Oleh: Patricia Leila Roose
Menepi sejenak dari hiruk pikuk ibukota dengan serangkaian perbincangan yang melulu politik. Apalagi setahun belakangan ini tiba- tiba semua orang "mendadak politik".
Tua- muda dengan berbagai macam latar belakang pengalaman pribadi dan pengalaman kebudayaannya menjadi antusias masuk di perbincangan itu.
Perlu sekiranya merenung dan berpikir jernih untuk mencoba melihat masalah yang selalu muncul dari masa ke masa. Salah satu yang layak jadi bahan perbincangan yaitu tentang masyarakat adat yang masih kental tradisinya dan arus perubahan yang selalu terjadi.
Pada jaman kolonialis barat datang ke negeri ini, sudah banyak terjadi benturan antara kaum adat dengan pikiran atau ide baru yang muncul.
Ketegangan itu akan selalu muncul termasuk ketika para kolonialis datang ke negeri ini dengan segala ragam perbedaan yang jauh lebih rumit.
Penakhlukan secara politik, ekonomi, dan militer terhadap bumi nusantara oleh Belanda tidak menyelesaikan persoalan. Urusan keyakinan dan tata nilai yang diyakini selama berabad-abad oleh penghuni wilayah nusantara ini tidak bisa serta merta dibasmi. Keyakinan adalah hal yang " esensial" bagi sebagian besar penduduk di wilayah ini.
Dalam menjalankan pemerintahan dengan gaya administrasi dan pemerintahan yang dianggap modern pada saat itu, pihak Belanda terpaksa melakukan kompromi-kompromi terhadap budaya setempat, dengan salah satu caranya adalah mendatangkan ahli- ahli di bidang ilmu kebudayaan untuk menjadi birokrat kolonial.
Memasuki fase kemerdekaan muncul ketegangan baru antara negara dengan kekuatan masyarakat adat yang masih kental dengan tradisi- tradisinya. Soal-soal yang disebut diatas memang tidak pernah selesai.

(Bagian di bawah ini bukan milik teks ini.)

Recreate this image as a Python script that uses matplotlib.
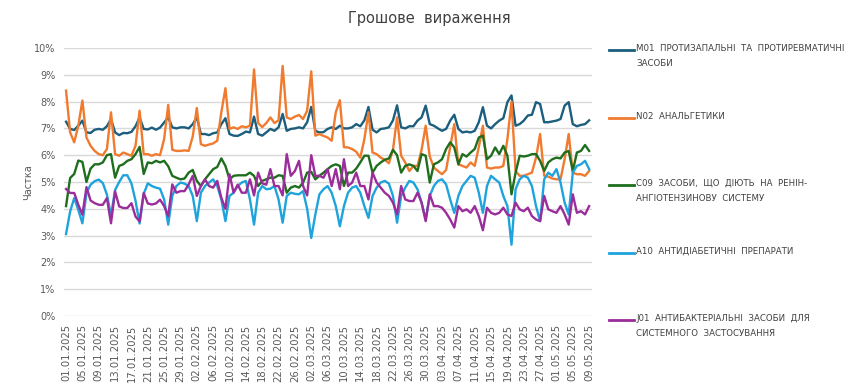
import numpy as np
import pandas as pd
import matplotlib
matplotlib.use("Agg")
import matplotlib.pyplot as plt
from matplotlib.lines import Line2D

# ---------------------------------------------------------------------------
# daily shares (%), 01.01.2025 .. 09.05.2025
# ---------------------------------------------------------------------------
dates = pd.date_range("2025-01-01", "2025-05-09", freq="D")

m01 = [7.25, 6.98, 6.94, 7.10, 7.29, 6.85, 6.83, 6.95, 6.98, 6.95, 7.08, 7.35, 6.85, 6.75, 6.83, 6.82, 6.87, 7.08, 7.41, 6.98,
       6.96, 7.03, 6.95, 7.03, 7.22, 7.41, 7.04, 7.00, 7.04, 7.04, 7.00, 7.16, 7.41, 6.79, 6.79, 6.75, 6.82, 6.85, 7.16, 7.38,
       6.79, 6.73, 6.72, 6.79, 6.88, 6.85, 7.44, 6.79, 6.73, 6.85, 6.98, 6.91, 7.04, 7.54, 6.91, 6.98, 7.00, 7.04, 7.00, 7.23,
       7.80, 6.91, 6.85, 6.86, 6.98, 7.04, 6.98, 7.10, 7.00, 7.00, 7.04, 7.16, 7.08, 7.30, 7.80, 6.95, 6.85, 6.98, 7.00, 7.04,
       7.30, 7.86, 7.04, 7.00, 7.08, 7.08, 7.29, 7.41, 7.85, 7.16, 7.10, 7.00, 6.91, 6.98, 7.29, 7.51, 6.98, 6.85, 6.88, 6.85,
       6.91, 7.23, 7.79, 7.10, 7.00, 7.16, 7.29, 7.38, 7.98, 8.23, 7.10, 7.16, 7.29, 7.48, 7.51, 7.98, 7.91, 7.23, 7.23, 7.26,
       7.29, 7.35, 7.85, 7.98, 7.16, 7.08, 7.13, 7.16, 7.30]

n02 = [8.41, 6.85, 6.48, 7.10, 8.04, 6.66, 6.35, 6.16, 6.04, 6.00, 6.23, 7.60, 6.04, 5.98, 6.10, 6.04, 5.98, 6.35, 7.66, 6.04,
       6.04, 5.98, 6.04, 6.00, 6.60, 7.88, 6.20, 6.16, 6.16, 6.18, 6.16, 6.70, 7.76, 6.41, 6.35, 6.40, 6.44, 6.54, 7.60, 8.50,
       6.98, 7.04, 6.98, 7.08, 7.04, 7.10, 9.20, 7.20, 7.05, 7.20, 7.41, 7.20, 7.30, 9.33, 7.41, 7.35, 7.44, 7.50, 7.35, 7.66,
       9.13, 6.73, 6.79, 6.72, 6.66, 6.54, 7.60, 8.05, 6.30, 6.29, 6.23, 6.13, 5.91, 6.60, 7.60, 6.10, 6.04, 5.91, 5.83, 5.70,
       6.20, 7.41, 5.98, 5.73, 5.41, 5.60, 5.60, 6.20, 7.10, 5.95, 5.54, 5.41, 5.29, 5.45, 6.30, 7.16, 5.66, 5.60, 5.54, 5.73,
       5.60, 6.30, 7.10, 5.54, 5.50, 5.54, 5.54, 5.60, 6.60, 8.00, 5.41, 5.23, 5.23, 5.29, 5.35, 5.91, 6.79, 5.23, 5.20, 5.13,
       5.10, 5.10, 5.85, 6.79, 5.35, 5.29, 5.29, 5.23, 5.41]

c09 = [4.10, 5.15, 5.30, 5.80, 5.75, 5.00, 5.50, 5.66, 5.66, 5.73, 6.00, 6.04, 5.16, 5.60, 5.66, 5.79, 5.85, 6.04, 6.31, 5.30,
       5.73, 5.70, 5.79, 5.73, 5.79, 5.59, 5.23, 5.16, 5.10, 5.13, 5.35, 5.45, 5.04, 4.85, 5.10, 5.29, 5.48, 5.56, 5.88, 5.60,
       5.10, 5.23, 5.25, 5.25, 5.25, 5.35, 5.23, 4.85, 5.04, 5.10, 5.16, 5.16, 5.25, 5.23, 4.60, 4.79, 4.85, 4.79, 4.98, 5.35,
       5.38, 5.10, 5.23, 5.35, 5.48, 5.60, 5.66, 5.60, 4.85, 5.35, 5.35, 5.50, 5.73, 5.98, 5.98, 5.35, 5.60, 5.73, 5.83, 5.88,
       6.20, 6.00, 5.35, 5.60, 5.66, 5.60, 5.41, 6.04, 5.98, 4.98, 5.66, 5.73, 5.85, 6.23, 6.48, 6.29, 5.66, 6.04, 5.95, 6.10,
       6.23, 6.66, 6.73, 5.85, 5.98, 6.29, 6.04, 6.35, 5.98, 4.54, 5.35, 5.98, 5.95, 5.98, 6.04, 6.04, 5.79, 5.41, 5.73, 5.85,
       5.91, 5.88, 6.10, 6.16, 5.41, 6.10, 6.16, 6.38, 6.16]

a10 = [3.06, 3.90, 4.40, 3.96, 3.46, 4.59, 4.90, 5.03, 5.09, 4.96, 4.53, 3.75, 4.70, 5.00, 5.25, 5.25, 4.95, 4.30, 3.45, 4.55,
       4.95, 4.85, 4.79, 4.75, 4.35, 3.41, 4.48, 4.85, 4.98, 4.94, 4.85, 4.48, 3.54, 4.60, 4.85, 4.98, 5.10, 4.85, 4.35, 3.54,
       4.48, 4.60, 4.85, 4.98, 5.04, 4.35, 3.41, 4.60, 4.85, 4.73, 4.75, 4.85, 4.35, 3.48, 4.48, 4.60, 4.56, 4.54, 4.66, 4.00,
       2.91, 3.79, 4.54, 4.73, 4.85, 4.60, 4.10, 3.35, 4.10, 4.60, 4.79, 4.85, 4.60, 4.10, 3.66, 4.48, 4.79, 4.98, 5.04, 4.94,
       4.48, 3.48, 4.48, 4.79, 5.04, 4.98, 4.73, 4.23, 3.60, 4.48, 4.85, 5.04, 5.10, 4.91, 4.35, 3.85, 4.48, 4.85, 5.04, 5.23,
       5.16, 4.60, 3.85, 4.85, 5.23, 5.10, 4.98, 4.48, 4.10, 2.66, 4.73, 5.10, 5.23, 5.16, 4.85, 4.10, 3.54, 5.10, 5.35, 5.23,
       5.48, 4.98, 4.23, 3.79, 5.35, 5.60, 5.66, 5.79, 5.48]

j01 = [4.74, 4.59, 4.59, 4.15, 3.78, 4.81, 4.31, 4.21, 4.15, 4.15, 4.40, 3.46, 4.65, 4.09, 4.03, 4.03, 4.21, 3.71, 3.53, 4.59,
       4.20, 4.16, 4.20, 4.34, 4.10, 3.73, 4.91, 4.60, 4.66, 4.66, 4.91, 5.23, 4.48, 4.85, 5.10, 4.85, 4.79, 5.04, 4.41, 4.00,
       5.29, 4.60, 4.90, 4.60, 4.60, 5.10, 4.50, 5.35, 4.95, 4.90, 5.48, 4.85, 4.85, 4.50, 6.04, 5.23, 5.41, 5.79, 4.85, 4.50,
       6.00, 5.23, 5.23, 5.16, 5.48, 4.85, 5.48, 4.73, 5.85, 4.85, 4.98, 5.35, 4.85, 4.85, 4.35, 5.35, 4.98, 4.79, 4.60, 4.48,
       4.23, 3.79, 4.85, 4.35, 4.29, 4.29, 4.60, 4.23, 3.54, 4.54, 4.10, 4.10, 4.04, 3.85, 3.60, 3.30, 4.10, 3.91, 3.98, 3.85,
       4.10, 3.73, 3.20, 4.04, 3.85, 3.79, 3.85, 4.04, 3.79, 3.73, 4.23, 3.98, 3.91, 4.04, 3.73, 3.60, 3.54, 4.48, 3.98, 3.91,
       3.85, 4.10, 3.79, 3.41, 4.54, 3.85, 3.91, 3.79, 4.10]

series_labels = [
    "M01  ПРОТИЗАПАЛЬНІ  ТА  ПРОТИРЕВМАТИЧНІ\nЗАСОБИ",
    "N02  АНАЛЬГЕТИКИ",
    "C09  ЗАСОБИ,  ЩО  ДІЮТЬ  НА  РЕНІН-\nАНГІОТЕНЗИНОВУ  СИСТЕМУ",
    "A10  АНТИДІАБЕТИЧНІ  ПРЕПАРАТИ",
    "J01  АНТИБАКТЕРІАЛЬНІ  ЗАСОБИ  ДЛЯ\nСИСТЕМНОГО  ЗАСТОСУВАННЯ",
]
series_values = [m01, n02, c09, a10, j01]
colors = ["#1b5e7e", "#f07a2e", "#1e6e1e", "#1ea3dc", "#9b2d9b"]

TEXT = "#595959"
GRID = "#d9d9d9"

fig = plt.figure(figsize=(8.5, 3.88), dpi=100)
ax = fig.add_axes([64 / 850, 1 - 316 / 388, 528 / 850, 268 / 388])

x = np.arange(len(dates))
for vals, col in zip(series_values, colors):
    ax.plot(x, vals, color=col, lw=1.7, solid_joinstyle="round")

ax.set_ylim(0, 10)
ax.set_xlim(-0.5, 128.7)
ax.set_yticks(np.arange(0, 11, 1))
ax.set_yticklabels([f"{v}%" for v in range(11)], fontsize=7, color=TEXT)
ticks = x[::4]
ax.set_xticks(ticks)
ax.set_xticklabels([dates[i].strftime("%d.%m.%Y") for i in ticks],
                   rotation=90, fontsize=7.2, color=TEXT)
ax.tick_params(length=0, pad=6)
ax.grid(axis="y", color=GRID, lw=1)
ax.set_axisbelow(True)
for s in ax.spines.values():
    s.set_visible(False)

ax.set_ylabel("Частка", fontsize=7, color=TEXT, labelpad=1)
fig.text(0.505, 1 - 18 / 388, "Грошове  вираження", ha="center", va="center",
         fontsize=10.5, color="#404040")

# legend on the right, drawn by hand so the rows keep an even pitch
y0, step = 50, 67.5
for i, (lab, col) in enumerate(zip(series_labels, colors)):
    yy = 1 - (y0 + i * step) / 388
    fig.add_artist(Line2D([609 / 850, 634 / 850], [yy, yy], color=col, lw=2))
    fig.text(636 / 850, yy + 6 / 388, lab, ha="left", va="top", fontsize=6.2,
             color="#404040", linespacing=1.9)

fig.savefig("out.png", dpi=100)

Karena antara tradisi dengan ciri kekerabatan yang kuat dalam satuan wilayah yang kecil akan selalu berhadapan dengan kuasa negara yang menguasai wilayah yang lebih luas, yang sering memaksakan keseragaman dalam cara berpikir, bertindak dan bersikap atas nama negara.
Masyarakat adat seringkali kalah tergusur dan harus tunduk pada pranata hukum baru. Kecuali:
- Kesatuan masyarakat adat yang memiliki posisi tawar kuat di dalam negara modern. Contohnya: Daerah Istimewa Yogyakarta di dalam menentukan Gubernur dan wakilnya.
Dalam amandemen UUD 1945 terdapat pasal 18b ayat 2 dan pasal 28i ayat 3. Dua poin di dalam undang- undang tersebut secara normatif menunjukkan kemajuan di dalam memperlakukan masyarakat adat dibanding masa sebelumnya.
Lahirnya UU Desa No 6 tahun 2014 dan Perubahan Undang-undang tentang Pemerintahan Daerah memperkuat posisi masyarakat adat.
Akan tetapi di dalam kehidupan keseharian sering kita saksikan pelaksanaan undang-undang itu belum berjalan dengan baik.